The implementation of precision cancer medicine holds great promise but also continues to present many challenges that are related in large part to lack of standard definitions and data elements, poor specification of standard operating procedures, limited sharing of best practices, and poor annotation of clinical outcomes in the context of routine care. Due, in part, to the fragmented healthcare delivery system in the United States, risk exists that not all segments of the population will be able to access the sophisticated care teams and technologies necessary to deliver precision cancer care and that disparities in outcomes will heighten as a result.

To some extent, the current deployment of precision cancer care across the globe can be summarized by a statement by the American poet T.S. Eliot made in a different context and long before the advent of precision medicine, but still applicable [5]:

The vast accumulations of knowledge—or at least of information… have been responsible for an equally vast ignorance. When there is so much to be known, when there are so many fields of knowledge in which the same words are used with different meanings, when everyone knows a little about a great many things, it becomes increasingly difficult for anyone to know whether he knows what he is talking about or not…
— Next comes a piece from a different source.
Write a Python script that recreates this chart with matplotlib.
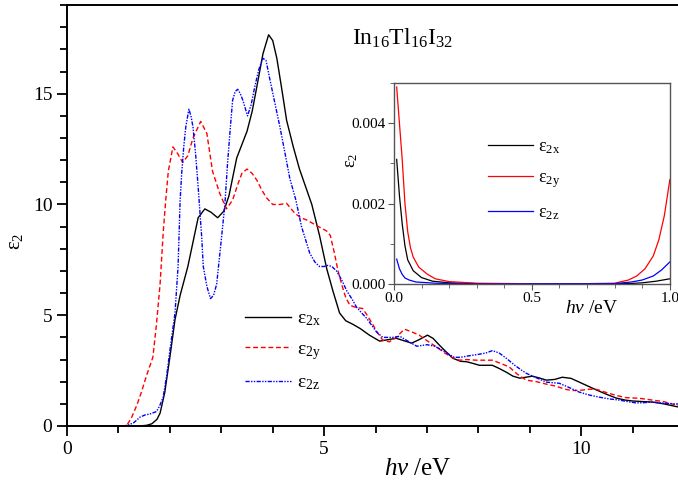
import matplotlib
matplotlib.use("Agg")
import matplotlib.pyplot as plt
from matplotlib.ticker import MultipleLocator

plt.rcParams['font.family'] = ['Liberation Serif', 'DejaVu Serif']
plt.rcParams['mathtext.fontset'] = 'custom'
plt.rcParams['mathtext.rm'] = 'Liberation Serif'
plt.rcParams['mathtext.it'] = 'Liberation Serif:italic'

# main spectrum
ex_x = [0, 1.4, 1.55, 1.65, 1.75, 1.81, 1.9, 2.0, 2.1, 2.2, 2.35, 2.45, 2.55, 2.68, 2.8, 2.93, 3.05, 3.15,
        3.3, 3.5, 3.6, 3.69, 3.81, 3.92, 4.0, 4.08, 4.17, 4.27, 4.4, 4.52, 4.64, 4.76, 4.91, 5.05, 5.17,
        5.3, 5.42, 5.55, 5.7, 5.88, 6.08, 6.25, 6.4, 6.55, 6.7, 6.85, 7.01, 7.12, 7.24, 7.37, 7.5, 7.65,
        7.77, 7.9, 8.02, 8.15, 8.27, 8.4, 8.54, 8.67, 8.8, 8.92, 9.05, 9.18, 9.32, 9.48, 9.63, 9.8, 9.96,
        10.13, 10.3, 10.5, 10.68, 10.85, 10.99, 11.2, 11.38, 11.6, 11.88]
ex_y = [0, 0, 0.03, 0.1, 0.3, 0.58, 1.5, 3.1, 4.8, 5.9, 7.2, 8.3, 9.4, 9.8, 9.65, 9.4, 9.7, 10.4,
        12.1, 13.3, 14.2, 15.3, 16.8, 17.66, 17.4, 16.6, 15.3, 13.8, 12.6, 11.6, 10.8, 10.0, 8.6, 7.1, 6.1,
        5.1, 4.75, 4.6, 4.4, 4.1, 3.83, 3.9, 3.96, 3.85, 3.74, 3.9, 4.1, 3.95, 3.65, 3.35, 3.06, 2.92,
        2.9, 2.82, 2.74, 2.74, 2.74, 2.6, 2.43, 2.25, 2.16, 2.2, 2.25, 2.17, 2.07, 2.1, 2.2, 2.15, 1.98,
        1.8, 1.62, 1.42, 1.26, 1.17, 1.13, 1.1, 1.08, 1.0, 0.86]

ey_x = [0, 1.1, 1.16, 1.25, 1.36, 1.45, 1.55, 1.61, 1.67, 1.74, 1.81, 1.87, 1.92, 1.97, 2.06, 2.15, 2.25,
        2.35, 2.45, 2.6, 2.72, 2.83, 2.97, 3.1, 3.22, 3.32, 3.4, 3.5, 3.6, 3.69, 3.8, 3.88, 4.0, 4.14,
        4.27, 4.43, 4.55, 4.66, 4.85, 5.05, 5.12, 5.2, 5.27, 5.34, 5.42, 5.5, 5.62, 5.75, 5.85, 5.94,
        6.04, 6.14, 6.27, 6.4, 6.56, 6.7, 6.85, 7.0, 7.18, 7.34, 7.5, 7.63, 7.77, 7.95, 8.15, 8.27,
        8.46, 8.6, 8.75, 8.93, 9.13, 9.3, 9.5, 9.7, 9.83, 10.02, 10.15, 10.3, 10.5, 10.68, 10.87,
        11.13, 11.38, 11.6, 11.88]
ey_y = [0, 0, 0.02, 0.35, 0.95, 1.55, 2.3, 2.7, 3.1, 4.6, 6.4, 8.7, 10.2, 11.5, 12.6, 12.3, 11.9,
        12.2, 13.0, 13.75, 13.2, 11.5, 10.5, 9.8, 10.2, 10.9, 11.4, 11.6, 11.4, 11.1, 10.6, 10.3, 10.0, 10.0,
        10.05, 9.6, 9.4, 9.3, 9.05, 8.8, 8.6, 7.8, 7.0, 6.4, 5.8, 5.45, 5.35, 5.3, 4.95, 4.6,
        4.2, 3.87, 3.8, 4.0, 4.37, 4.25, 4.1, 3.85, 3.57, 3.3, 3.08, 2.97, 3.0, 2.97, 2.97, 2.97,
        2.8, 2.66, 2.35, 2.07, 2.0, 1.9, 1.8, 1.65, 1.6, 1.62, 1.66, 1.65, 1.5, 1.38, 1.28,
        1.25, 1.17, 1.1, 0.92]

ez_x = [0, 1.1, 1.2, 1.3, 1.42, 1.52, 1.61, 1.74, 1.8, 1.87, 1.94, 2.0, 2.1, 2.16, 2.2, 2.23, 2.27, 2.31,
        2.37, 2.41, 2.45, 2.5, 2.55, 2.62, 2.65, 2.72, 2.79, 2.85, 2.91, 3.0, 3.07, 3.12, 3.17, 3.22,
        3.27, 3.32, 3.37, 3.42, 3.51, 3.58, 3.65, 3.73, 3.81, 3.87, 3.94, 4.04, 4.14, 4.24, 4.33, 4.45,
        4.56, 4.64, 4.72, 4.82, 4.91, 5.0, 5.07, 5.15, 5.24, 5.34, 5.44, 5.55, 5.63, 5.73, 5.83, 6.02,
        6.14, 6.33, 6.47, 6.6, 6.8, 7.0, 7.15, 7.3, 7.45, 7.53, 7.65, 7.77, 7.9, 8.02, 8.15, 8.27, 8.4,
        8.54, 8.7, 8.85, 8.93, 9.05, 9.2, 9.32, 9.45, 9.57, 9.75, 9.96, 10.15, 10.35, 10.55, 10.74,
        10.9, 11.07, 11.2, 11.38, 11.6, 11.88]
ez_y = [0, 0, 0.05, 0.15, 0.4, 0.5, 0.54, 0.65, 0.9, 1.3, 2.3, 3.4, 5.1, 7.2, 10.2, 11.4, 12.6, 13.5,
        14.3, 14.0, 13.5, 12.3, 10.8, 8.5, 7.2, 6.3, 5.75, 5.9, 6.4, 8.4, 10.0, 11.8, 13.3, 14.7,
        15.1, 15.2, 15.0, 14.7, 14.0, 14.5, 15.3, 16.1, 16.6, 16.5, 15.7, 14.6, 13.5, 12.3, 11.2, 10.2,
        9.0, 8.4, 7.8, 7.4, 7.2, 7.2, 7.25, 7.2, 7.0, 6.6, 6.1, 5.7, 5.36, 5.1, 4.85, 4.24,
        4.0, 4.0, 4.05, 3.87, 3.6, 3.67, 3.6, 3.42, 3.2, 3.1, 3.1, 3.15, 3.2, 3.24, 3.3, 3.4, 3.3,
        3.06, 2.75, 2.5, 2.38, 2.25, 2.1, 1.98, 1.95, 1.93, 1.75, 1.53, 1.4, 1.3, 1.22, 1.17,
        1.1, 1.04, 1.05, 1.08, 1.03, 0.99]

# inset, low-energy part
ix_x = [0.01, 0.02, 0.03, 0.04, 0.05, 0.07, 0.1, 0.14, 0.2, 0.3, 0.6, 0.85, 0.9, 0.95, 1.0]
ix_y = [0.0031, 0.0022, 0.0015, 0.00095, 0.0006, 0.00033, 0.00016, 0.00007, 0.00003, 0.00001, 0,
        0.00001, 0.00003, 0.00007, 0.00013]
iy_x = [0.01, 0.02, 0.03, 0.04, 0.05, 0.06, 0.07, 0.09, 0.12, 0.15, 0.2, 0.3, 0.6, 0.8, 0.85, 0.88,
        0.91, 0.94, 0.96, 0.98, 1.0]
iy_y = [0.0049, 0.0040, 0.0031, 0.0020, 0.0013, 0.0009, 0.00067, 0.00042, 0.00025, 0.00013, 0.00006,
        0.00002, 0, 0.00002, 0.0001, 0.0002, 0.00038, 0.0007, 0.0011, 0.0017, 0.0026]
iz_x = [0.01, 0.015, 0.02, 0.03, 0.04, 0.055, 0.08, 0.15, 0.3, 0.8, 0.86, 0.9, 0.94, 0.97, 1.0]
iz_y = [0.00062, 0.0005, 0.00038, 0.00024, 0.00015, 0.0001, 0.00005, 0.00002, 0, 0.00001, 0.00005,
        0.0001, 0.0002, 0.00035, 0.00055]

labels = ['ε$_{\\rm 2x}$', 'ε$_{\\rm 2y}$', 'ε$_{\\rm 2z}$']

fig = plt.figure(figsize=(6.78, 4.86), dpi=100)
ax = fig.add_axes([0.0988, 0.1235, 0.9012, 0.866])
ax.plot(ex_x, ex_y, color='black', lw=1.0, label=labels[0])
ax.plot(ey_x, ey_y, color='red', lw=1.0, ls=(0, (3.5, 2)), label=labels[1])
ax.plot(ez_x, ez_y, color='blue', lw=1.0, ls=(0, (3, 1, 1, 1, 1, 1)), label=labels[2])
ax.set_xlim(0, 11.88)
ax.set_ylim(0, 19)
ax.xaxis.set_major_locator(MultipleLocator(5))
ax.xaxis.set_minor_locator(MultipleLocator(1))
ax.yaxis.set_major_locator(MultipleLocator(5))
ax.yaxis.set_minor_locator(MultipleLocator(1))
ax.tick_params(which='both', direction='out', labelsize=14, width=1.3, top=False, right=False)
ax.tick_params(which='major', length=7)
ax.tick_params(which='minor', length=5)
ax.spines['right'].set_visible(False)
for s in ['left', 'bottom', 'top']:
    ax.spines[s].set_linewidth(1.4)
ax.set_xlabel('$h\\nu$ /eV', fontsize=18)
ax.xaxis.set_label_coords(0.575, -0.076)
ax.set_ylabel('ε$_2$', fontsize=15)
ax.yaxis.set_label_coords(-0.069, 0.44)
ax.legend(loc='upper left', bbox_to_anchor=(0.262, 0.317), frameon=False, fontsize=14,
          handlelength=2.4, handletextpad=0.3, labelspacing=0.63)
ax.text(0.466, 0.905, 'In$_{16}$Tl$_{16}$I$_{32}$', transform=ax.transAxes, fontsize=17)

ins = fig.add_axes([0.581, 0.4156, 0.407, 0.4136])
ins.plot(ix_x, ix_y, color='black', lw=0.9, label=labels[0])
ins.plot(iy_x, iy_y, color='red', lw=0.9, label=labels[1])
ins.plot(iz_x, iz_y, color='blue', lw=0.9, label=labels[2])
ins.set_xlim(0, 1)
ins.set_ylim(0, 0.005)
ins.xaxis.set_major_locator(MultipleLocator(0.5))
ins.xaxis.set_minor_locator(MultipleLocator(0.1))
ins.yaxis.set_major_locator(MultipleLocator(0.002))
ins.yaxis.set_minor_locator(MultipleLocator(0.001))
ins.xaxis.set_major_formatter(plt.FormatStrFormatter('%.1f'))
ins.yaxis.set_major_formatter(plt.FormatStrFormatter('%.3f'))
ins.tick_params(which='both', direction='out', labelsize=11, color='#555555', pad=2)
ins.tick_params(which='major', length=4)
ins.tick_params(which='minor', length=3)
for s in ins.spines.values():
    s.set_color('#555555')
    s.set_linewidth(1.0)
ins.set_xlabel('$h\\nu$ /eV', fontsize=14)
ins.xaxis.set_label_coords(0.717, -0.08)
ins.set_ylabel('ε$_2$', fontsize=13)
ins.yaxis.set_label_coords(-0.123, 0.617)
ins.legend(loc='upper left', bbox_to_anchor=(0.282, 0.805), frameon=False, fontsize=13,
           handlelength=2.5, handletextpad=0.25, labelspacing=0.75)

fig.savefig('out.png', dpi=100)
As Europe looks to the future of precision cancer care, European scientists, clinicians, and policy‐makers can learn a great deal from observing the deployment of precision cancer medicine in the United States and should aim for a more coordinated, integrated, efficient, and equitable process.

Conflict of interest

Dr. Schilsky serves as principal investigator of the ASCO TAPUR study. ASCO receives research grants from the following companies in support of the study: Astra‐Zeneca, Bayer, Boehringer‐Ingelheim, Bristol Myers Squibb, Genentech, Lilly, Merck, Pfizer, Seattle Genetics. Dr. Schilsky serves as a member of the managing board of Clariifi and as a consultant to Bryologyx, Cellworks Group, EQRx, and Scandion Oncology.